Everyone dreams, but some people never recall dreaming. Others remember only a little about a dream they had just before awakening and nothing about earlier dreams. No one recalls every dream and, in general, dreams are very easily forgotten.
People see in most dreams, and they may also hear, smell, touch, and taste in them. Most dreams occur in color, though the color is often recalled only vaguely. Dreaming thought seems to put things together in new and unexpected ways. In some cases, this has led to important scientific discoveries or highly imaginative creative works.
During REM sleep, the pathways that carry nerve impulses from the brain to the muscles are blocked. Therefore, the body cannot move during dreams. Also, the cerebral cortex-the part of the brain involved in higher mental functions-is much more active during REM sleep than during nondreaming sleep. The cortex is stimulated by neurons (nerve cells) that carry impulses from the part of the brain called the brain stem.
Many experts who study dreams also feel that they are related to deep wishes and fears of the dreamer, and several theories explaining the meaning of dreams have been developed. During the 1890's, Sigmund Freud, an Austrian physician who originated psychoanalysis, developed one of the best-known theories of dream interpretation. Freud suggested that dreams are fulfillments of wishes, usually in disguised form. The disguise-or 'dream language'-involves condensation (combining several ideas into one image), displacement (shifting a feeling from one idea or person to another), and symbolism (the use of symbols to represent what cannot be pictured directly).

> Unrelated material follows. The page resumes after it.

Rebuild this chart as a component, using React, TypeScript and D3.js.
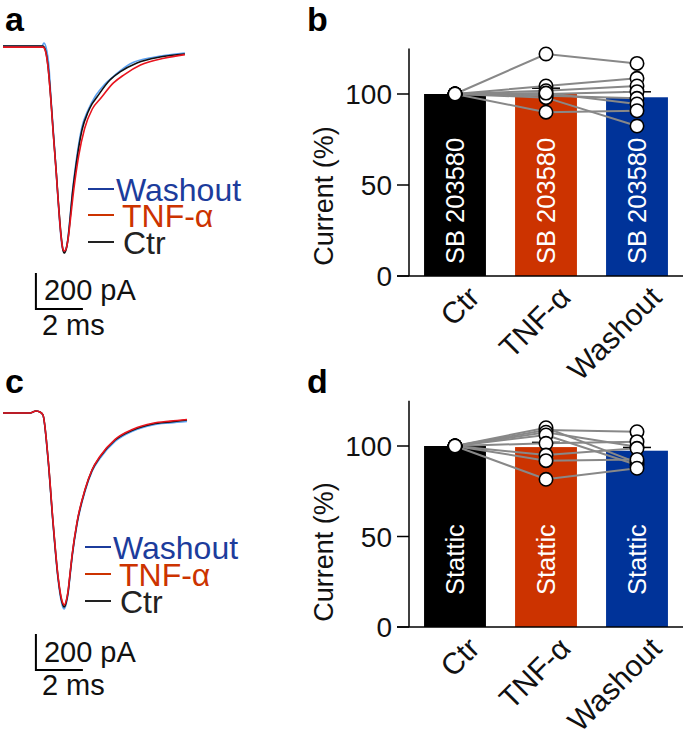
import React from "react";
import * as d3 from "d3";

const FONT = "'Liberation Sans', Arial, Helvetica, sans-serif";

// ---------- categories ----------
const groups = ["Ctr", "TNF-α", "Washout"];
const yTicks = [0, 50, 100];

// ---------- panel a traces: [time ms, current pA] ----------
const aCtr: [number, number][] = [
  [0, 0], [1.7, 0], [1.79, -17], [1.91, -106], [2.04, -300], [2.13, -467], [2.26, -689],
  [2.34, -839], [2.47, -1050], [2.55, -1133], [2.6, -1150], [2.68, -1133], [2.77, -1067],
  [2.85, -967], [2.94, -839], [3.11, -661], [3.36, -467], [3.62, -367], [3.79, -322],
  [4.0, -283], [4.55, -189], [4.98, -144], [5.7, -94], [6.68, -61], [7.74, -44],
];
const aTnf: [number, number][] = [
  [0, -6], [1.7, -6], [1.79, -22], [1.91, -111], [2.04, -306], [2.13, -472], [2.26, -694],
  [2.34, -844], [2.47, -1056], [2.55, -1128], [2.6, -1139], [2.68, -1128], [2.77, -1072],
  [2.87, -962], [3.02, -790], [3.22, -610], [3.47, -460], [3.8, -350], [4.15, -292],
  [4.7, -205], [5.15, -160], [5.85, -106], [6.85, -68], [7.74, -48],
];
const aWash: [number, number][] = [
  [0, 0], [1.66, 0], [1.74, 17], [1.83, -6], [1.96, -122], [2.04, -289], [2.17, -522],
  [2.3, -772], [2.43, -1011], [2.51, -1111], [2.6, -1144], [2.68, -1128], [2.77, -1061],
  [2.85, -956], [2.94, -828], [3.11, -644], [3.36, -450], [3.62, -356], [3.91, -283],
  [4.34, -211], [4.77, -161], [5.4, -100], [6.47, -61], [7.74, -39],
];

// ---------- panel c traces ----------
const cCtr: [number, number][] = [
  [0, 0], [1.15, 0], [1.4, 11], [1.57, 6], [1.7, -11], [1.91, -244], [2.13, -611],
  [2.34, -911], [2.47, -1028], [2.55, -1067], [2.6, -1078], [2.68, -1056], [2.77, -994],
  [2.85, -900], [2.94, -794], [3.15, -611], [3.49, -428], [3.79, -317], [4.13, -244],
  [4.77, -150], [5.53, -94], [6.38, -61], [7.11, -50], [7.83, -39],
];
const cTnf: [number, number][] = [
  [0, 0], [1.15, 0], [1.4, 11], [1.57, 6], [1.7, -11], [1.91, -240], [2.13, -605],
  [2.34, -905], [2.47, -1020], [2.55, -1058], [2.6, -1067], [2.68, -1048], [2.77, -988],
  [2.85, -895], [2.94, -790], [3.15, -606], [3.49, -425], [3.79, -315], [4.13, -240],
  [4.77, -146], [5.53, -90], [6.38, -57], [7.11, -45], [7.83, -36],
];
const cWash: [number, number][] = [
  [0, 0], [1.15, 0], [1.4, 11], [1.57, 6], [1.7, -12], [1.91, -250], [2.13, -618],
  [2.34, -920], [2.47, -1040], [2.55, -1080], [2.6, -1089], [2.68, -1066], [2.77, -1004],
  [2.85, -910], [2.94, -804], [3.15, -620], [3.49, -436], [3.79, -325], [4.13, -252],
  [4.77, -158], [5.53, -100], [6.38, -66], [7.11, -55], [7.83, -47],
];

// ---------- panel b values (%) ----------
const bMeans = [100, 100.4, 98.2];
const bSems = [0, 2.8, 3.0];
const bCtrCells = [100, 100, 100, 100, 100, 100, 100, 100];
const bTnfCells = [122, 104.4, 101.8, 100, 99, 98, 100.5, 90];
const bWashCells = [116.8, 108.6, 104.4, 101.3, 97.6, 82.4, 94.5, 90.8];

// ---------- panel d values (%) ----------
const dMeans = [100, 99.4, 97.4];
const dSems = [0, 2.6, 1.8];
const dCtrCells = [100, 100, 100, 100, 100, 100, 100, 100];
const dTnfCells = [108.8, 110.1, 107.6, 106.1, 101.5, 95.0, 91.9, 81.6];
const dWashCells = [107.9, 90.8, 99.6, 89.5, 102.4, 98.7, 92.6, 87.7];

const BAR_COLORS = ["#000000", "#cc3300", "#003399"];
const TRACE_COLORS = { ctr: "#111111", tnf: "#e8141e", wash: "#5aa0f0" };
const LEG_COLORS = { ctr: "#222222", tnf: "#cc3300", wash: "#1c3c9c" };

function TracePanel({ ctr, tnf, wash, base, legendY, legendX, sbTop, sbTextY }: any) {
  const x = d3.scaleLinear().domain([0, 8]).range([3, 191]);
  const y = d3.scaleLinear().domain([0, -1000]).range([base, base + 180]);
  const line = d3.line<[number, number]>().x((d) => x(d[0])).y((d) => y(d[1])).curve(d3.curveMonotoneX);
  const barV = y(-200) - y(0);
  const barH = x(2) - x(0);
  const sbx = x(1.4);
  const legend = [
    { t: "Washout", c: LEG_COLORS.wash, dx: 0 },
    { t: "TNF-α", c: LEG_COLORS.tnf, dx: 6 },
    { t: "Ctr", c: LEG_COLORS.ctr, dx: 7 },
  ];
  return (
    <g>
      <path d={line(wash) || ""} fill="none" stroke={TRACE_COLORS.wash} strokeWidth={1.6} />
      <path d={line(ctr) || ""} fill="none" stroke={TRACE_COLORS.ctr} strokeWidth={1.6} />
      <path d={line(tnf) || ""} fill="none" stroke={TRACE_COLORS.tnf} strokeWidth={1.6} />
      {legend.map((l, i) => (
        <g key={l.t}>
          <line x1={legendX} x2={legendX + 26} y1={legendY[i]} y2={legendY[i]} stroke={l.c} strokeWidth={2} />
          <text x={legendX + 28 + l.dx} y={legendY[i]} dy="0.36em" fill={l.c} fontSize={32} fontFamily={FONT}>
            {l.t}
          </text>
        </g>
      ))}
      <polyline
        points={`${sbx},${sbTop} ${sbx},${sbTop + barV} ${sbx + barH},${sbTop + barV}`}
        fill="none"
        stroke="#000"
        strokeWidth={2}
      />
      <text x={sbx + 8} y={sbTextY[0]} fontSize={29} fontFamily={FONT} fill="#111">200 pA</text>
      <text x={sbx + 6} y={sbTextY[1]} fontSize={29} fontFamily={FONT} fill="#111">2 ms</text>
    </g>
  );
}

function BarPanel({ y0, y100, means, sems, cells, inLabel, inLabelY, ylabelY }: any) {
  const xb = d3.scaleBand<string>().domain(groups).range([409.5, 682.5]).paddingInner(0.32).paddingOuter(0.16);
  const y = d3.scaleLinear().domain([0, 100]).range([y0, y100]);
  const cx = (g: string) => (xb(g) as number) + xb.bandwidth() / 2;
  const n = cells[0].length;
  const idx = d3.range(n);
  return (
    <g fontFamily={FONT}>
      {groups.map((g, i) => (
        <rect key={g} x={xb(g)} y={y(means[i])} width={xb.bandwidth()} height={y(0) - y(means[i])} fill={BAR_COLORS[i]} />
      ))}
      {groups.map((g, i) => (
        <text
          key={"l" + g}
          transform={`translate(${cx(g)},${inLabelY}) rotate(-90)`}
          dy="0.36em"
          fill="#fff"
          fontSize={25.5}
        >
          {inLabel}
        </text>
      ))}
      {/* axes */}
      <line x1={409} x2={409} y1={y(125)} y2={y(0)} stroke="#000" strokeWidth={1.5} />
      <line x1={397} x2={683} y1={y(0)} y2={y(0)} stroke="#000" strokeWidth={1.5} />
      {yTicks.map((t) => (
        <g key={t}>
          <line x1={397} x2={409} y1={y(t)} y2={y(t)} stroke="#000" strokeWidth={1.5} />
          <text x={392} y={y(t)} dy="0.36em" textAnchor="end" fontSize={28} fill="#111">
            {t}
          </text>
        </g>
      ))}
      <text transform={`translate(333,${ylabelY}) rotate(-90)`} textAnchor="middle" fontSize={27} fill="#111">
        Current (%)
      </text>
      {groups.map((g) => (
        <text key={"x" + g} transform={`translate(${cx(g) + 11},${y(0) + 8}) rotate(-45)`} textAnchor="end" dy="0.72em" fontSize={30} fill="#111">
          {g}
        </text>
      ))}
      {/* error bars */}
      {groups.map((g, i) =>
        sems[i] > 0 ? (
          <g key={"e" + g}>
            <line x1={cx(g)} x2={cx(g)} y1={y(means[i])} y2={y(means[i] + sems[i])} stroke="#000" strokeWidth={1.5} />
            <line x1={cx(g) - 14} x2={cx(g) + 14} y1={y(means[i] + sems[i])} y2={y(means[i] + sems[i])} stroke="#000" strokeWidth={1.5} />
          </g>
        ) : null
      )}
      {/* paired lines */}
      {idx.map((k) => (
        <polyline
          key={"p" + k}
          points={groups.map((g, i) => `${cx(g)},${y(cells[i][k])}`).join(" ")}
          fill="none"
          stroke="#888"
          strokeWidth={2}
        />
      ))}
      {groups.map((g, i) =>
        idx.map((k) => (
          <circle key={g + k} cx={cx(g)} cy={y(cells[i][k])} r={6.7} fill="#fff" stroke="#000" strokeWidth={1.6} />
        ))
      )}
    </g>
  );
}

export default function App() {
  return (
    <svg width={685} height={729} style={{ position: "absolute", left: 0, top: 0, background: "#fff" }}>
      <rect width={685} height={729} fill="#fff" />
      <g fontFamily={FONT} fontWeight="bold" fontSize={34} fill="#000">
        <text x={5} y={31}>a</text>
        <text x={307} y={31}>b</text>
        <text x={5} y={393}>c</text>
        <text x={307} y={393}>d</text>
      </g>
      <TracePanel ctr={aCtr} tnf={aTnf} wash={aWash} base={46} legendX={88} legendY={[189, 215, 242]} sbTop={273} sbTextY={[300, 335]} />
      <TracePanel ctr={cCtr} tnf={cTnf} wash={cWash} base={413} legendX={85} legendY={[547, 574, 601]} sbTop={634} sbTextY={[662, 695]} />
      <BarPanel
        y0={276}
        y100={94}
        means={bMeans}
        sems={bSems}
        cells={[bCtrCells, bTnfCells, bWashCells]}
        inLabel="SB 203580"
        inLabelY={264}
        ylabelY={196}
      />
      <BarPanel
        y0={627}
        y100={446}
        means={dMeans}
        sems={dSems}
        cells={[dCtrCells, dTnfCells, dWashCells]}
        inLabel="Stattic"
        inLabelY={595}
        ylabelY={552}
      />
    </svg>
  );
}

Some scientists have suggested that biological discoveries about dreaming have made psychological theories of dreaming, such as Freud's, unnecessary or false. These scientists argue that a dream is a meaningless response of the cerebral cortex to random stimulation from the brain stem. However, waking thought is also a response of the cerebral cortex to stimulation, often random, from the brain stem. Therefore, the biology involved does not make dreams meaningless any more than it makes waking thought meaningless. Most psychiatrists and psychologists still consider dreams psychologically meaningful.